I have written a pyspark.sql query as shown below. I would like the query results to be sent to a textfile but I get the error:
AttributeError: 'DataFrame' object has no attribute 'saveAsTextFile'
Can someone take a look at the code and let me know where I'm going wrong:
#%% import findspark findspark.init('/home/packt/spark-2.1.0-bin-hadoop2.7') from pyspark.sql import SparkSession def main(): spark = SparkSession.builder.appName('aggs').getOrCreate() df = spark.read.csv('/home/packt/Downloads/Spark_DataFrames/sales_info.csv',inferSchema=True,header=True) df.createOrReplaceTempView('sales_info') example8 = spark.sql("""SELECT * FROM sales_info ORDER BY Sales DESC""") example8.saveAsTextFile("juyfd") main()

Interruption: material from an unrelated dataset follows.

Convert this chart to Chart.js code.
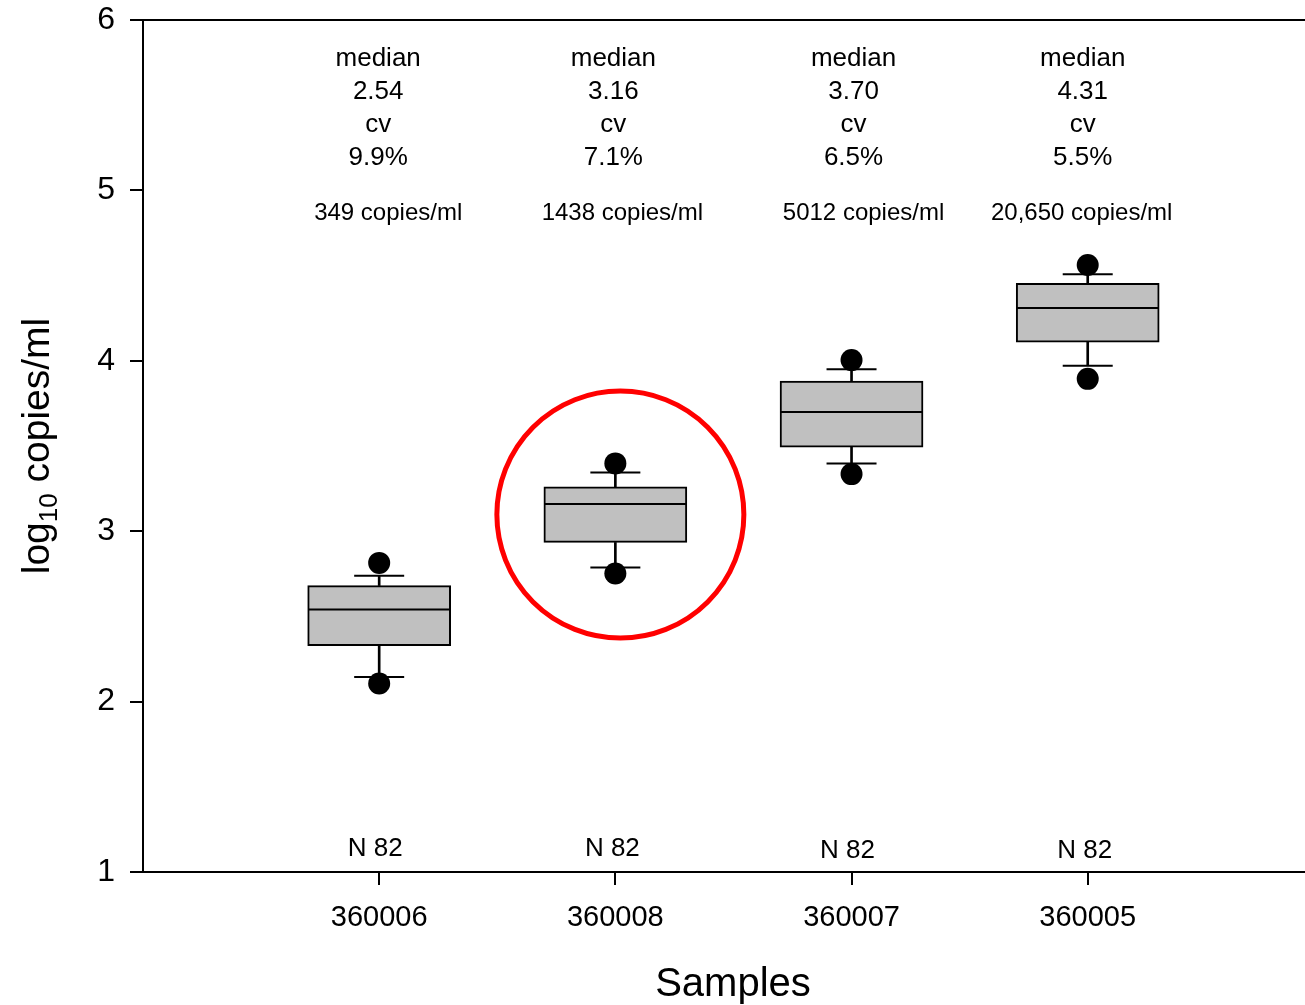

Any help would be appreciated
carlton
Created 08-14-2018 01:47 AM
As the error message states, the object, either a DataFrame or List does not have the saveAsTextFile() method.
result.write.save() or result.toJavaRDD.saveAsTextFile() shoud do the work, or you can refer to DataFrame or RDD api:
https://spark.apache.org/docs/2.1.0/api/scala/index.html#org.apache.spark.sql.DataFrameWriter
https://spark.apache.org/docs/2.1.0/api/scala/index.html#org.apache.spark.rdd.RDD
Created 08-05-2018 05:15 PM
ok, as I'm not getting much assistance with my original question I thought I would try and figure out the problem myself. So I rewrote the pyspark.sql as follows:
#%% import findspark findspark.init('/home/packt/spark-2.1.0-bin-hadoop2.7') from pyspark.sql import SparkSession spark = SparkSession.builder.appName('ops').getOrCreate() df = spark.read.csv('/home/packt/Downloads/Spark_DataFrames/Person_Person.csv',inferSchema=True,header=True) df.createOrReplaceTempView('Person_Person') myresults = spark.sql("""SELECT PersonType ,COUNT(PersonType) AS `Person Count` FROM Person_Person GROUP BY PersonType""") myresults.collect() result = myresults.collect() result result.saveAsTextFile("test")
Created 08-14-2018 01:47 AM
As the error message states, the object, either a DataFrame or List does not have the saveAsTextFile() method.
result.write.save() or result.toJavaRDD.saveAsTextFile() shoud do the work, or you can refer to DataFrame or RDD api:
https://spark.apache.org/docs/2.1.0/api/scala/index.html#org.apache.spark.sql.DataFrameWriter
https://spark.apache.org/docs/2.1.0/api/scala/index.html#org.apache.spark.rdd.RDD
Created 01-02-2024 03:09 AM
To save a DataFrame as a text file in PySpark, you need to convert it to an RDD first, or use DataFrame writer functions.
Using DataFrame writer:
df.write.format("text").save("path_to_output_directory")
Converting to RDD and then using saveAsTextFile
rdd = df.rdd.map(lambda row: str(row))
rdd.saveAsTextFile("path_to_output_directory")